Nos processos judiciais, a defesa de Gilead afirmou que as alegações não tinham mérito. Foi negado que a empresa interrompeu o desenvolvimento da droga para aumentar os lucros. Os advogados citaram um memorando interno de 2004 que estimava que a Gilead poderia aumentar sua receita em 1 bilhão de dólares em seis anos se lançassem a nova versão em 2008.
“Se a Gilead tivesse sido motivada apenas pelo lucro, como afirmam os queixosos, a decisão lógica teria sido acelerar” o desenvolvimento da nova versão, escreveram os advogados.
A principal advogada da Gilead, Deborah Telman, disse em comunicado que “as decisões de pesquisa e desenvolvimento da empresa sempre foram e continuam sendo guiadas por nosso foco em fornecer medicamentos seguros e eficazes para as pessoas que os prescrevem e usam”.
Hoje, uma geração de medicamentos caros da Gilead contendo a nova iteração do tenofovir responde por metade do mercado de tratamento e prevenção do HIV, de acordo com a IQVIA, um provedor de dados do setor. Um produto amplamente utilizado, o Descovy, tem um preço de etiqueta de 26 mil dólares (cerca de 123 mil reais) por ano. Versões genéricas de seu predecessor, o Truvada, cujas patentes expiraram, agora custam menos de 400 dólares (1.902 reais) por ano.
Se a Gilead tivesse avançado com o desenvolvimento da iteração atualizada do medicamento em 2004, suas patentes já teriam expirado ou o fariam em breve.

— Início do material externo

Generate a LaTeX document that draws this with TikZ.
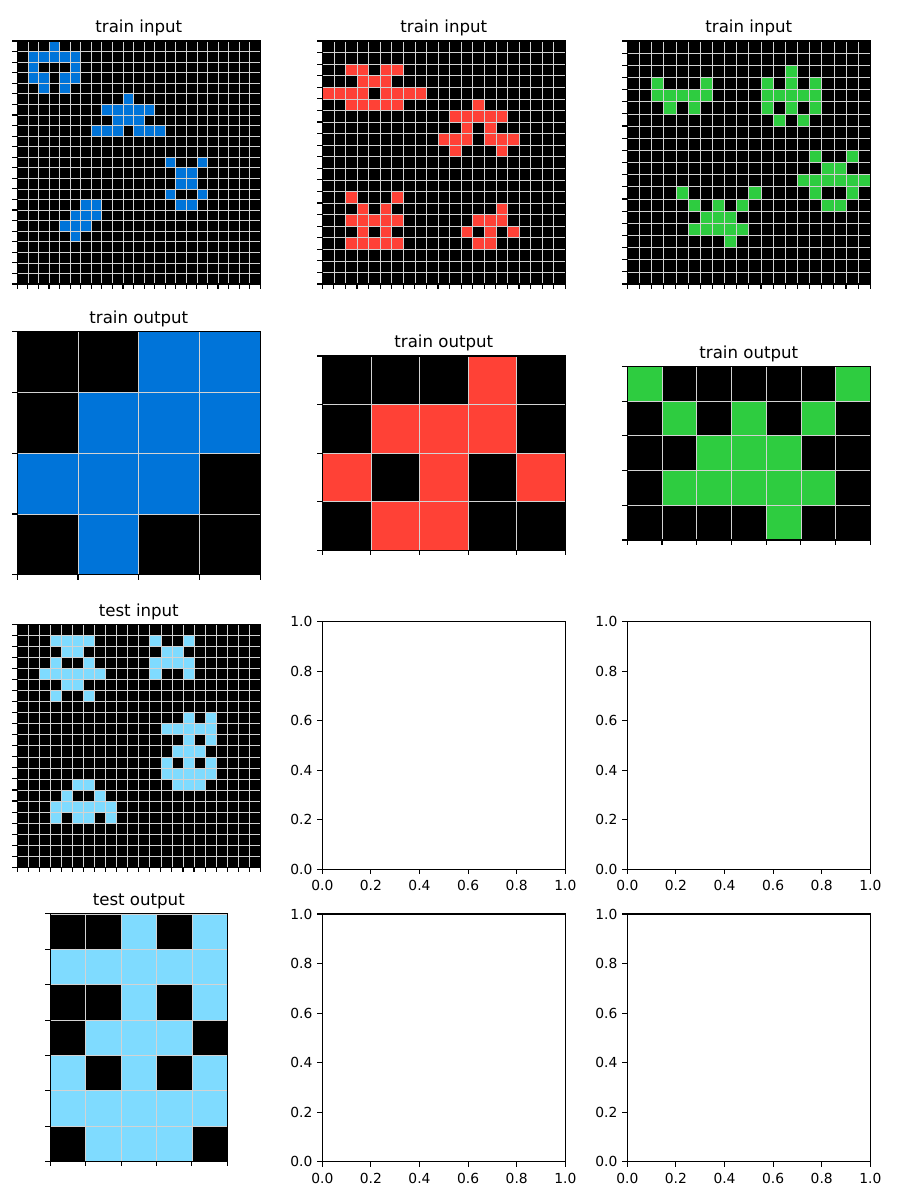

— Todos nós deveríamos dar um passo para trás e nos perguntar: como permitimos que isso acontecesse? Isso é o que acontece quando uma empresa atrasa intencionalmente o desenvolvimento de um medicamento para o HIV para fins monopolistas — afirma James Krellenstein, um antigo ativista que aconselhou advogados a processar a farmacêutica.
A aparente manobra da Gilead com o tenofovir é tão comum na indústria de fármacos que tem nome: salto de produto. As empresas aproveitam seu monopólio de um medicamento e, pouco antes da chegada da concorrência dos genéricos, mudam ou “pulam” os pacientes para uma versão patenteada mais recente do medicamento visando prolongar o monopólio.
A farmacêutica MSD, por exemplo, está desenvolvendo uma versão de seu medicamento de sucesso contra o câncer, Keytruda, que pode ser injetado sob a pele e provavelmente aumentará os fluxos de receita da empresa por anos depois que a versão infundida do medicamento enfrentar sua primeira concorrência de outras empresas em 2028.
Christopher Morten, especialista em leis de patentes farmacêuticas da Universidade de Columbia, disse que o caso Gilead mostra como o sistema de patentes dos EUA cria incentivos para que as empresas desacelerem a inovação.
— Algo profundamente errado aconteceu aqui. O sistema de patentes realmente incentivou a Gilead a atrasar o desenvolvimento e o lançamento de um novo produto — ressalta Morten, que fornece serviços jurídicos pro bono para um grupo de defesa do HIV que em 2019 desafiou sem sucesso os esforços da Gilead para prolongar a vida de suas patentes.
David Swisher, que mora na Flórida Central, é um dos autores do processo contra Gilead em um tribunal federal. Ele tomou Truvada por 12 anos, começando em 2004, e desenvolveu doença renal e osteoporose. Quatro anos atrás, quando ele tinha 62 anos, disse ele, seu médico disse que ele tinha “os ossos de uma mulher de 90 anos”.